The typical pattern: locals test new material in small rooms, then either settle into a regular show or move on. If you go repeatedly, you’ll quickly recognize the core performers.
Festivals and Citywide Events
Baltimore’s festival calendar shapes a big chunk of its arts & entertainment identity.
Common rhythms:
- Warmer months bring multi-block street festivals in neighborhoods like Hampden, Fells Point, and Little Italy, with stages for local bands and vendors.
- Arts-focused festivals often land around Station North, Highlandtown, or central parks.
- Many neighborhoods stage their own smaller cultural days—church fairs, community theater outside, school performances—especially from late spring through fall.
Locals handle big events pragmatically:
- Check transit and parking first; festival days clog small residential streets.
- Use them as a way to sample multiple groups in one place—bands, dance troupes, food vendors.
- Then follow up with the performers or venues you liked on a quieter night.
How to Plan a Night of Arts & Entertainment in Baltimore
A little structure goes a long way. Here’s a practical, street-level framework.
Step 1: Choose Your Neighborhood First, Not the Exact Show
Baltimore doesn’t reward last-minute cross-town scrambling.

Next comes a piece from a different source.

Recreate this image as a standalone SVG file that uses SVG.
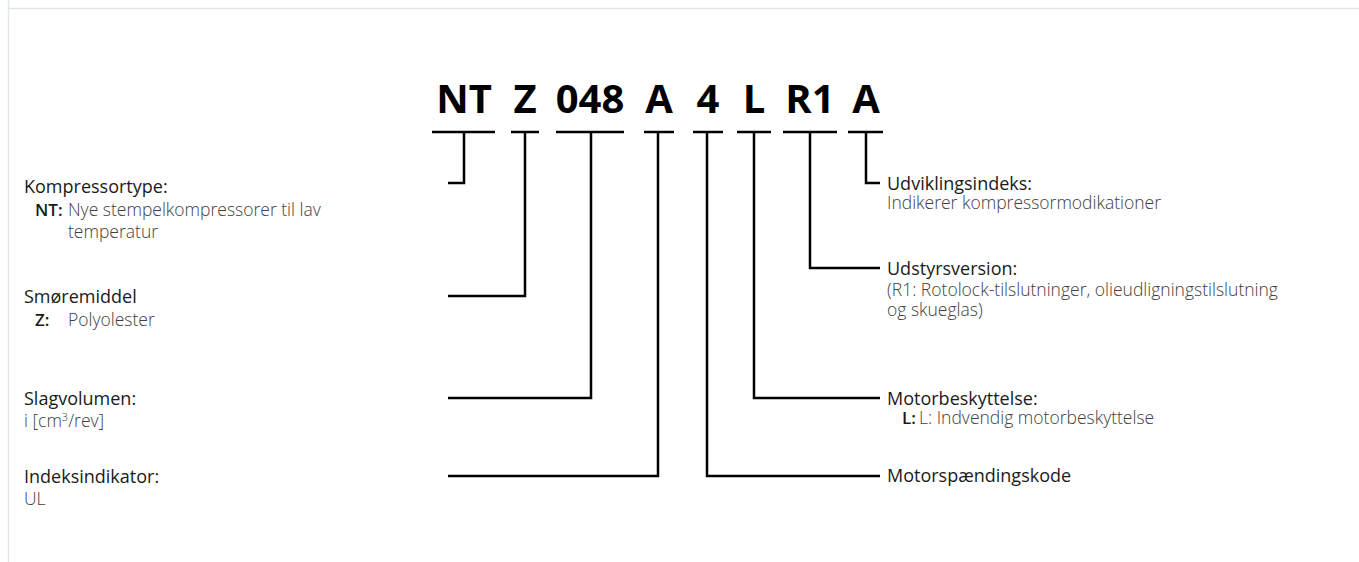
<svg xmlns="http://www.w3.org/2000/svg" width="1359" height="562" viewBox="0 0 1359 562">
<style>
.code{font-family:"Open Sans","Liberation Sans",sans-serif;font-weight:700;font-size:40px;fill:#000;text-anchor:middle}
.h{font-family:"Open Sans","Liberation Sans",sans-serif;font-size:18px;fill:#1a1a1a}
.d{font-family:"Open Sans","Liberation Sans",sans-serif;font-size:17.5px;font-weight:300;fill:#404040}
.b{font-family:"Open Sans","Liberation Sans",sans-serif;font-size:17px;font-weight:600;fill:#1a1a1a}
.ln{fill:none;stroke:#000;stroke-width:2.5}
</style>
<rect width="1359" height="562" fill="#fff"/>
<g id="frame" stroke="#dfe6ea" stroke-width="1.5" fill="none">
<line x1="8.5" y1="0" x2="8.5" y2="562"/>
<line x1="8.5" y1="8.5" x2="1359" y2="8.5"/>
</g>
<g id="code">
<text class="code" x="464" y="113">NT</text>
<text class="code" x="525" y="113">Z</text>
<text class="code" x="590" y="113">048</text>
<text class="code" x="659" y="113">A</text>
<text class="code" x="708" y="113">4</text>
<text class="code" x="754" y="113">L</text>
<text class="code" x="810" y="113">R1</text>
<text class="code" x="866" y="113">A</text>
</g>
<g id="connectors" class="ln">
<line x1="432" y1="132" x2="495" y2="132"/>
<line x1="511" y1="132" x2="539" y2="132"/>
<line x1="556" y1="132" x2="624" y2="132"/>
<line x1="644" y1="132" x2="674" y2="132"/>
<line x1="693" y1="132" x2="723" y2="132"/>
<line x1="737" y1="132" x2="771" y2="132"/>
<line x1="783" y1="132" x2="837" y2="132"/>
<line x1="848" y1="132" x2="883" y2="132"/>
<polyline points="464,132 464,183 448,183"/>
<polyline points="525,132 525,296 448,296"/>
<polyline points="591,132 591,398 448,398"/>
<polyline points="658,132 658,476 448,476"/>
<polyline points="707,132 707,476 880,476"/>
<polyline points="754,132 754,398 880,398"/>
<polyline points="810,132 810,268 880,268"/>
<polyline points="866,132 866,183 880,183"/>
</g>
<g id="n-kompressortype">
<text class="h" x="24" y="193">Kompressortype:</text>
<text class="b" x="35" y="216">NT:</text>
<text class="d" x="68" y="216">Nye stempelkompressorer til lav</text>
<text class="d" x="68" y="238">temperatur</text>
</g>
<g id="n-smoremiddel">
<text class="h" x="24" y="303">Smøremiddel</text>
<text class="b" x="35" y="326">Z:</text>
<text class="d" x="68" y="326">Polyolester</text>
</g>
<g id="n-slagvolumen">
<text class="h" x="24" y="405">Slagvolumen:</text>
<text class="d" x="24" y="427">i [cm<tspan font-size="11" dy="-6">3</tspan><tspan dy="6">/rev]</tspan></text>
</g>
<g id="n-indeks">
<text class="h" x="24" y="483">Indeksindikator:</text>
<text class="d" x="24" y="505">UL</text>
</g>
<g id="n-udvikling">
<text class="h" x="887" y="190">Udviklingsindeks:</text>
<text class="d" x="887" y="209">Indikerer kompressormodikationer</text>
</g>
<g id="n-udstyr">
<text class="h" x="887" y="275">Udstyrsversion:</text>
<text class="d" x="887" y="296">(R1: Rotolock-tilslutninger, olieudligningstilslutning</text>
<text class="d" x="887" y="316">og skueglas)</text>
</g>
<g id="n-motorbesk">
<text class="h" x="887" y="405">Motorbeskyttelse:</text>
<text class="b" x="902" y="424">L:</text>
<text class="d" x="919" y="424">L: Indvendig motorbeskyttelse</text>
</g>
<g id="n-motorspaend">
<text class="h" x="887" y="482">Motorspændingskode</text>
</g>
</svg>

Start with a general area:
- Want formal or upscale? Mount Vernon / Downtown.
- Experimental or student-heavy? Station North / Charles Village.
- Bars plus music? Fells Point / Federal Hill / Canton.

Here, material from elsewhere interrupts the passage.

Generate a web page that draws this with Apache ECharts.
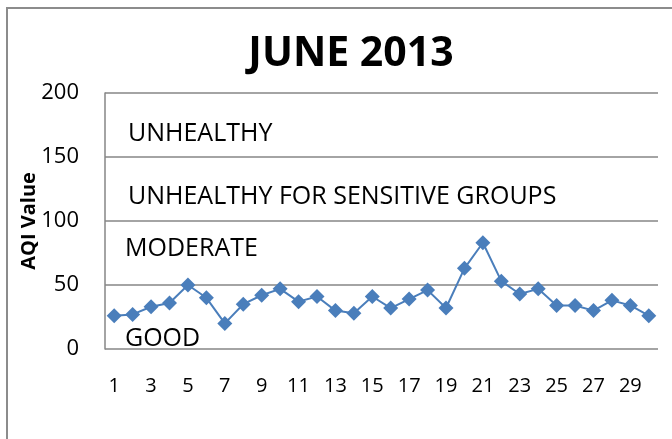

- Small-scale indie? Hampden / Remington.
- Community-rooted art? Highlandtown / East Baltimore corridors.
Once you’ve picked the zone, then look at what’s actually happening that night.
Step 2: Layer Your Evening
Think of the night in three parts:
- Anchor Event – concert, play, gallery opening.
- Before – a spot to meet, eat, or grab a drink that’s close enough to walk.
- After – a quieter bar, late-night bite, or stroll, depending on the neighborhood.
Locals rarely try to cram multiple formal events into one night; instead, they build around a single anchor and let the rest be flexible.
Step 3: Consider Transportation Realities
- Driving: Most residents still rely on cars. Pay attention to residential permit signs, especially in Fells Point and Federal Hill. Station North and Remington parking can be patchy; leave margin to circle a bit.
- Transit: The light rail, Metro Subway, and buses can work for Mount Vernon, downtown, and Penn Station, but schedules thin out late at night. Plan your return, not just your arrival.
- Walking: Harbor East, Fells Point, and much of Mount Vernon are comfortably walkable; people routinely connect these on foot in good weather.
- Rideshare: Widely used for late nights, especially when crossing from one side of the city to another after midnight.
Baltimore is compact but not always seamless; a 10-minute drive on paper can become 25 minutes with parking and game traffic.
Step 4: Budget Realistically
Compared to bigger East Coast cities, Baltimore’s arts & entertainment costs tend to be more forgiving:
- Local theater and music: generally accessible, especially for weeknights or less-hyped runs.
- Major touring shows: closer to big-city pricing, especially on prime weekends.
- DIY and house shows: often suggested donation or low cover.
Most people mix: splurge on an occasional big ticket, fill the rest of their calendar with smaller, local events.
Quick-Glance Guide: Where to Go for What
| Interest / Mood | Best Baltimore Areas to Start | Typical Experience |
|---|---|---|
| Symphony, opera, formal concerts | Mount Vernon | Dressier crowd, subscription feel, structured night |
| Touring Broadway, big comedy | Downtown / Hippodrome area | Large theater, scheduled runs, mixed regional crowd |
| Experimental theater, indie film, alt music | Station North, Remington | Small venues, DIY energy, younger audiences |
| Bar-hopping with live bands | Fells Point, Federal Hill, Canton | Crowd-heavy weekends, flexible plans, late nights |
| Gallery openings and visual art walks | Station North, Mount Vernon, Highlandtown | Short walks between small spaces, social atmosphere |
| Family-friendly daytime arts | Museums near Charles Village, parks citywide | Flexible timing, educational programs, open spaces |
| Standup & improv | Station North, Hampden, bar backrooms | Intimate rooms, rotating lineups |
| Community-rooted festivals & events | Highlandtown, neighborhood main streets, parks | Block parties, bilingual events, local performers |
Common Mistakes Visitors (and New Residents) Make
People who are new to arts & entertainment in Baltimore tend to:
- Treat the Inner Harbor as the main cultural stop. It’s more tourist and shopping focused; locals branch outward for real arts engagement.
- Underestimate neighborhood distances at night. A walk from Mount Vernon to Station North is doable, but crossing town at 11 p.m. on foot isn’t how most residents move.
- Ignore smaller events. The best sets, plays, and shows here often happen in 60–100-seat rooms, not stadiums.
- Skip East and North corridors entirely. Highlandtown, Remington, and parts of Charles Village host some of the city’s most interesting artistic experiments.
If you adjust for those, you’ll read the city’s culture much more clearly.
Baltimore’s arts & entertainment scene is neither glossy nor hollow. It lives in rowhouse basements, second-floor theaters, stone churches in Mount Vernon, and brick-walled bars overlooking the harbor. If you meet the city where it actually makes art—Station North galleries, Fells Point stages, Highlandtown studios—you’ll see why so many artists stay here even when other cities offer bigger paychecks and brighter marquees.